- _Data extract_:
________________

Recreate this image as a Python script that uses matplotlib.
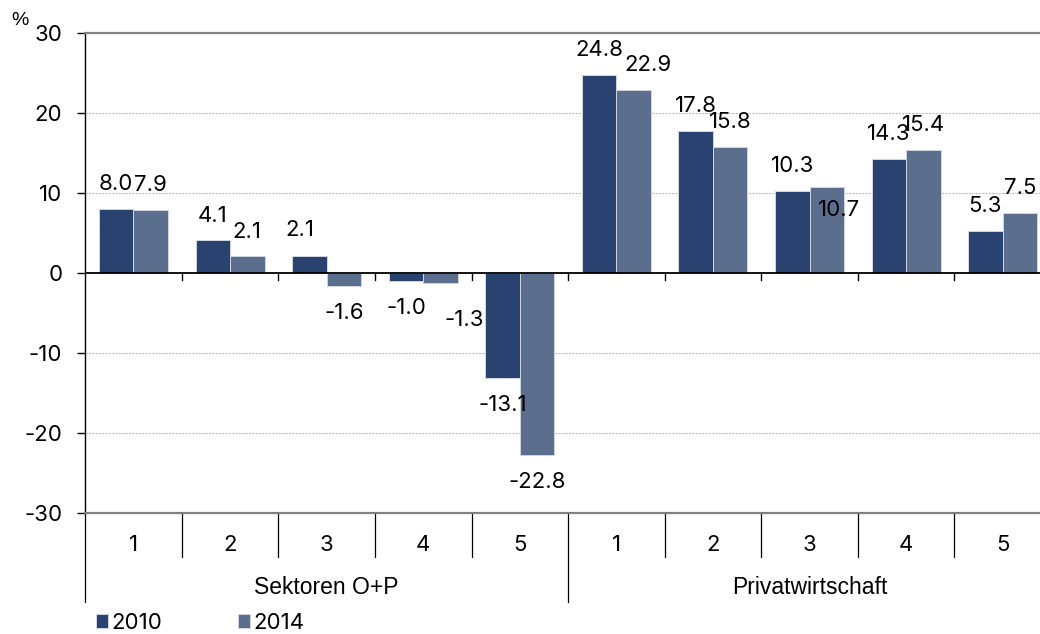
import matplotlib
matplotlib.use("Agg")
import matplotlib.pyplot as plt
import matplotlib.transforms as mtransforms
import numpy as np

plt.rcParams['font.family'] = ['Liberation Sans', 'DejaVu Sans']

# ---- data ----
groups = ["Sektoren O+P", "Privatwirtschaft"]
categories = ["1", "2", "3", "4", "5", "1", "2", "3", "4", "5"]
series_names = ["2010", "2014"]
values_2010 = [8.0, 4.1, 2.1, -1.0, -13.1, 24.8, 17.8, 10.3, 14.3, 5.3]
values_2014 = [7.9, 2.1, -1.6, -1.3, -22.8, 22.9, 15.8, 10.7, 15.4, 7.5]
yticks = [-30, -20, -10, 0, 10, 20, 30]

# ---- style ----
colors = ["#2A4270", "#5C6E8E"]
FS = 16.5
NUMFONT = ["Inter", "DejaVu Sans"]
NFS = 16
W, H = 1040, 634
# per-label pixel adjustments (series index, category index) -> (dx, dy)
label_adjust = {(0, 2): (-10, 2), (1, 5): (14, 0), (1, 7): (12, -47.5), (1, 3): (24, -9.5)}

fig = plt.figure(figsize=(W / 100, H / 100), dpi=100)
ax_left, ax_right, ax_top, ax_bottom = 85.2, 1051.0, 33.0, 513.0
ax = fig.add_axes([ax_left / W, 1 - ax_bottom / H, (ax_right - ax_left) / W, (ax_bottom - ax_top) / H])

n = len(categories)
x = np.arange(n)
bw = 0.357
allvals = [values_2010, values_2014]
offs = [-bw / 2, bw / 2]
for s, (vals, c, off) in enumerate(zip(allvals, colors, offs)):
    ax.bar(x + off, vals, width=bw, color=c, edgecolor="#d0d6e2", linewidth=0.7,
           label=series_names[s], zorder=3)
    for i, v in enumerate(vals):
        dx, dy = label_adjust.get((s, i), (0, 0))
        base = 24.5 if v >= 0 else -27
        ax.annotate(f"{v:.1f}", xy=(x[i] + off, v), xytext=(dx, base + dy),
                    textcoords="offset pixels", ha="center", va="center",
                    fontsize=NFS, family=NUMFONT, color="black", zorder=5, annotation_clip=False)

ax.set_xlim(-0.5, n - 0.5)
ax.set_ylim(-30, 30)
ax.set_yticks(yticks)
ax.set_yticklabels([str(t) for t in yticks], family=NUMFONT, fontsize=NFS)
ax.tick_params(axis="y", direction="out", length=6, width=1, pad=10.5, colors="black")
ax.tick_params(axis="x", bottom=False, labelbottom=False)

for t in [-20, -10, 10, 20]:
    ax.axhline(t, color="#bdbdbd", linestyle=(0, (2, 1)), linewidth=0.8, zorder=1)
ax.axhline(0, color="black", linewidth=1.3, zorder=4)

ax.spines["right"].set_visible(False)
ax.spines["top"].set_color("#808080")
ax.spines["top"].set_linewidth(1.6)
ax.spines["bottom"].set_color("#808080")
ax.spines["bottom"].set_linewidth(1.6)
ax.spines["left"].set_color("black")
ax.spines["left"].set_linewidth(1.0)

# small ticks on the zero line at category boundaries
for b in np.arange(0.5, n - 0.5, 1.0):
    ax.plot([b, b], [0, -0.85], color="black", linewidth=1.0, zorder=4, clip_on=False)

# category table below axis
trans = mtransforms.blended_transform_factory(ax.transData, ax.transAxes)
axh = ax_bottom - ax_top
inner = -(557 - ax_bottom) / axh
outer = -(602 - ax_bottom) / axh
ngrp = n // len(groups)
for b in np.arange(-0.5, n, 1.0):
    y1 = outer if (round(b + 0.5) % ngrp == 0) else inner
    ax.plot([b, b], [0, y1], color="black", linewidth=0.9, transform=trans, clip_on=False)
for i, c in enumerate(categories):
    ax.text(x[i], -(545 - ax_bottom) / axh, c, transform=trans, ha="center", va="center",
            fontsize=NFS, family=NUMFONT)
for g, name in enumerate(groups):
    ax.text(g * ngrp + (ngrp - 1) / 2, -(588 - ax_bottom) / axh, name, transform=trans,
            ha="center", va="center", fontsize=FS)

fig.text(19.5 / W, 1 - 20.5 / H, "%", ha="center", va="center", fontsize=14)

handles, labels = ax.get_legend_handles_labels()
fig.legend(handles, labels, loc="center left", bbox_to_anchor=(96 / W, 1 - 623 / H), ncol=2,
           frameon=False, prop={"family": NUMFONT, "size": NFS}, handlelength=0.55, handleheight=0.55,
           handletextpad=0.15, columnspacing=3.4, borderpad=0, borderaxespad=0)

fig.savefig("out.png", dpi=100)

________________

- _Challenge_:
Repeat the material above word for word and skip every image in it.

- _Exercise answer_:
Recreate this image as a Python script that uses matplotlib.
import matplotlib
matplotlib.use("Agg")
import matplotlib.pyplot as plt
import matplotlib.transforms as mtransforms
import numpy as np

plt.rcParams['font.family'] = ['Liberation Sans', 'DejaVu Sans']

# ---- data ----
groups = ["Sektoren O+P", "Privatwirtschaft"]
categories = ["1", "2", "3", "4", "5", "1", "2", "3", "4", "5"]
series_names = ["2010", "2014"]
values_2010 = [8.0, 4.1, 2.1, -1.0, -13.1, 24.8, 17.8, 10.3, 14.3, 5.3]
values_2014 = [7.9, 2.1, -1.6, -1.3, -22.8, 22.9, 15.8, 10.7, 15.4, 7.5]
yticks = [-30, -20, -10, 0, 10, 20, 30]

# ---- style ----
colors = ["#2A4270", "#5C6E8E"]
FS = 16.5
NUMFONT = ["Inter", "DejaVu Sans"]
NFS = 16
W, H = 1040, 634
# per-label pixel adjustments (series index, category index) -> (dx, dy)
label_adjust = {(0, 2): (-10, 2), (1, 5): (14, 0), (1, 7): (12, -47.5), (1, 3): (24, -9.5)}

fig = plt.figure(figsize=(W / 100, H / 100), dpi=100)
ax_left, ax_right, ax_top, ax_bottom = 85.2, 1051.0, 33.0, 513.0
ax = fig.add_axes([ax_left / W, 1 - ax_bottom / H, (ax_right - ax_left) / W, (ax_bottom - ax_top) / H])

n = len(categories)
x = np.arange(n)
bw = 0.357
allvals = [values_2010, values_2014]
offs = [-bw / 2, bw / 2]
for s, (vals, c, off) in enumerate(zip(allvals, colors, offs)):
    ax.bar(x + off, vals, width=bw, color=c, edgecolor="#d0d6e2", linewidth=0.7,
           label=series_names[s], zorder=3)
    for i, v in enumerate(vals):
        dx, dy = label_adjust.get((s, i), (0, 0))
        base = 24.5 if v >= 0 else -27
        ax.annotate(f"{v:.1f}", xy=(x[i] + off, v), xytext=(dx, base + dy),
                    textcoords="offset pixels", ha="center", va="center",
                    fontsize=NFS, family=NUMFONT, color="black", zorder=5, annotation_clip=False)

ax.set_xlim(-0.5, n - 0.5)
ax.set_ylim(-30, 30)
ax.set_yticks(yticks)
ax.set_yticklabels([str(t) for t in yticks], family=NUMFONT, fontsize=NFS)
ax.tick_params(axis="y", direction="out", length=6, width=1, pad=10.5, colors="black")
ax.tick_params(axis="x", bottom=False, labelbottom=False)

for t in [-20, -10, 10, 20]:
    ax.axhline(t, color="#bdbdbd", linestyle=(0, (2, 1)), linewidth=0.8, zorder=1)
ax.axhline(0, color="black", linewidth=1.3, zorder=4)

ax.spines["right"].set_visible(False)
ax.spines["top"].set_color("#808080")
ax.spines["top"].set_linewidth(1.6)
ax.spines["bottom"].set_color("#808080")
ax.spines["bottom"].set_linewidth(1.6)
ax.spines["left"].set_color("black")
ax.spines["left"].set_linewidth(1.0)

# small ticks on the zero line at category boundaries
for b in np.arange(0.5, n - 0.5, 1.0):
    ax.plot([b, b], [0, -0.85], color="black", linewidth=1.0, zorder=4, clip_on=False)

# category table below axis
trans = mtransforms.blended_transform_factory(ax.transData, ax.transAxes)
axh = ax_bottom - ax_top
inner = -(557 - ax_bottom) / axh
outer = -(602 - ax_bottom) / axh
ngrp = n // len(groups)
for b in np.arange(-0.5, n, 1.0):
    y1 = outer if (round(b + 0.5) % ngrp == 0) else inner
    ax.plot([b, b], [0, y1], color="black", linewidth=0.9, transform=trans, clip_on=False)
for i, c in enumerate(categories):
    ax.text(x[i], -(545 - ax_bottom) / axh, c, transform=trans, ha="center", va="center",
            fontsize=NFS, family=NUMFONT)
for g, name in enumerate(groups):
    ax.text(g * ngrp + (ngrp - 1) / 2, -(588 - ax_bottom) / axh, name, transform=trans,
            ha="center", va="center", fontsize=FS)

fig.text(19.5 / W, 1 - 20.5 / H, "%", ha="center", va="center", fontsize=14)

handles, labels = ax.get_legend_handles_labels()
fig.legend(handles, labels, loc="center left", bbox_to_anchor=(96 / W, 1 - 623 / H), ncol=2,
           frameon=False, prop={"family": NUMFONT, "size": NFS}, handlelength=0.55, handleheight=0.55,
           handletextpad=0.15, columnspacing=3.4, borderpad=0, borderaxespad=0)

fig.savefig("out.png", dpi=100)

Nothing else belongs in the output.